The planning for new dormitories has become public. Other issues involving growing enrollment are less public. Anecdotal evidence suggests that there is a significant shortage of classroom space. Math classes have been moved to Pick and Judd. Core courses in general have been moving farther and farther from the center of the campus. For the sake of the students who take them, it might be best if classes in the Core be retained in the core, the Main Quad that is the pomerium of our scholarly city. Concentrators can stay in one or two nearby buildings on the edges of the campus, but those who take Core courses need not to rush from one side of the campus to another. Wide spacing of Core classrooms impairs reflection and it impairs discussion, as classes build in trickles of punctuality and unavoidable latenesses.

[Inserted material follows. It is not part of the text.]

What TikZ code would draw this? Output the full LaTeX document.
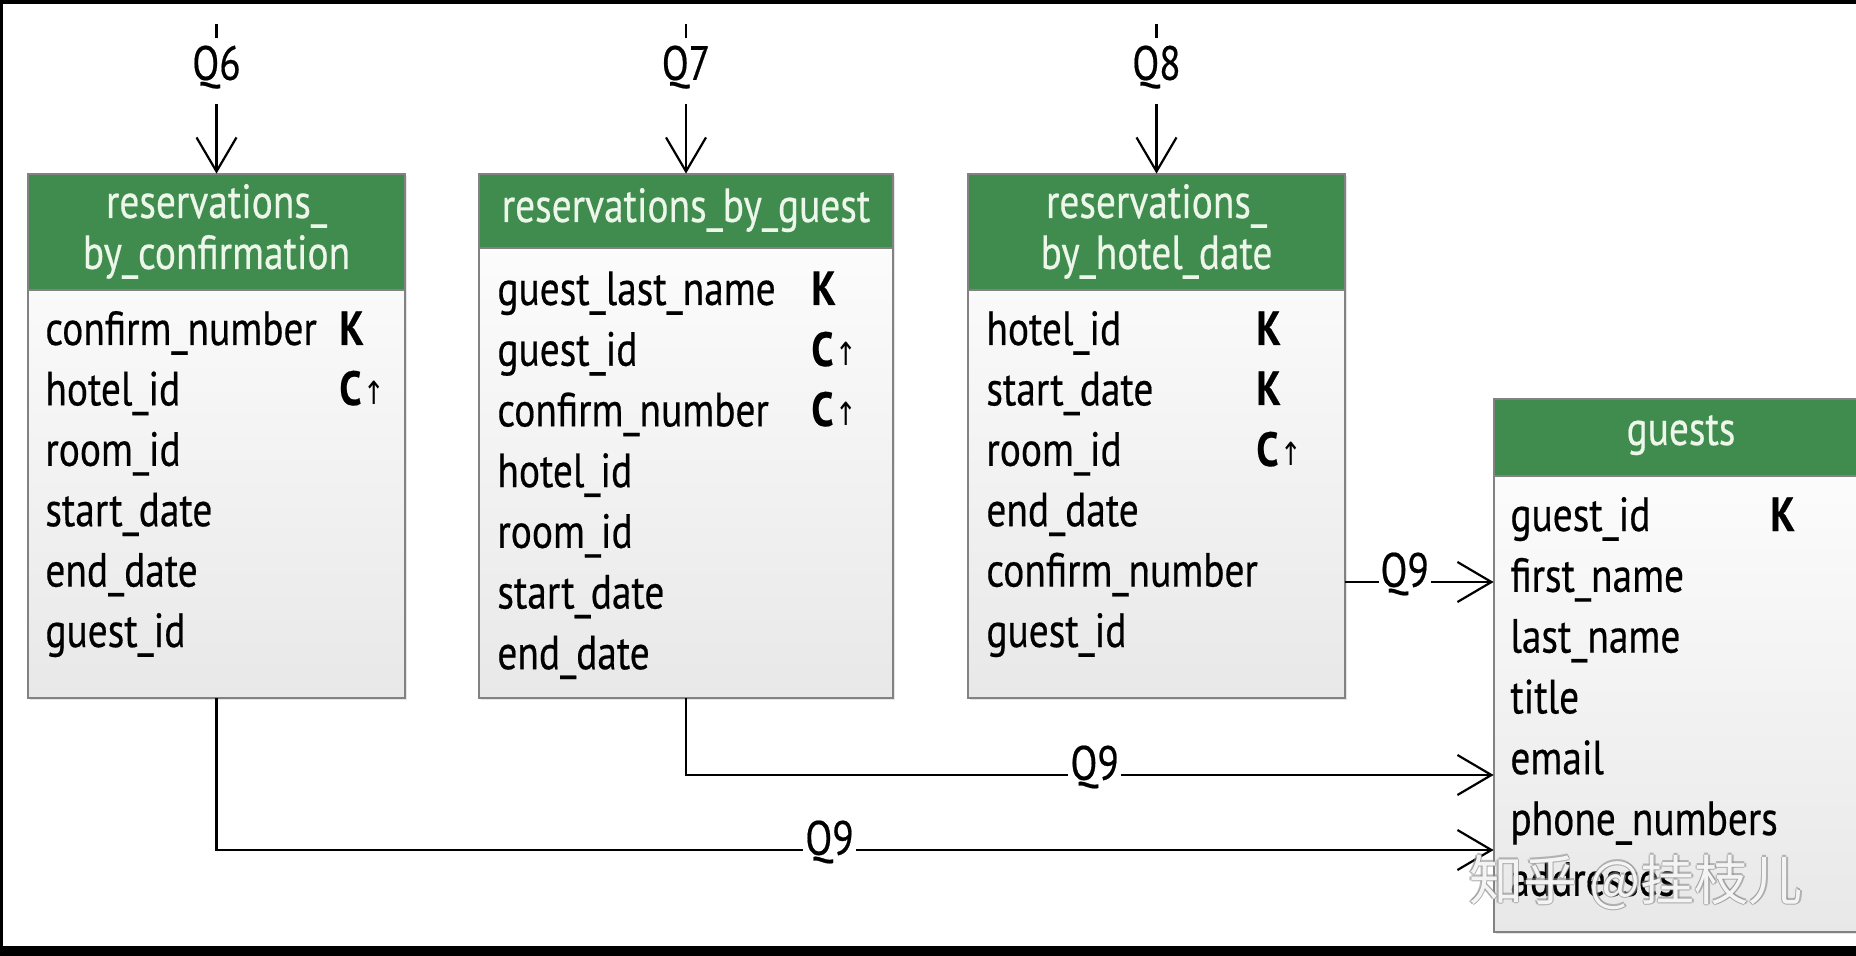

Worst of all, the quality of the College classes may have suffered from the efforts of the Office of Admissions to increase yield. The year my class entered, there was an imputation that most of my fellow classmates were Ivy League rejects. While it was technically true in my case, such nomenclature did not reflect that I had selected Chicago on its merits as my first choice. I came for the Core and generally have not regretted my choice. This summer, I realized that the kind of students who enter Ivy League institutions and those who I thought most fit the University of Chicago were vastly different. The general direction of a U of C student is a need to know. The general direction of an Ivy League student is a need to know X,Y,Z. As one might remember from the Republic, the love of knowledge itself makes one a philosopher. An unbridled and unmingled love for X,Y,Z simply makes one a conoissueur. This year, I have heard rumors that the Ivy League admissions pool and the generally anti-intellectual climate that often lies beneath those elder universities to the East has been admitted within these walls and occupies the purple and orange monster who sits to the north of Bartlett Quad. This state of affairs cannot stand.

Nor can the Faculty of the College afford to remain silent if all desire for knowledge itself is lacking in the matriculates. One professor was telling parents on the first day of Orientation that the Faculty had repudiated the reforms of Hugo Sonnenschein and wished to bring a greater "intensity" to the College. Yet a pool of Harvard rejects only will accept the rumored increasing vacuity of "faer Hahvahd."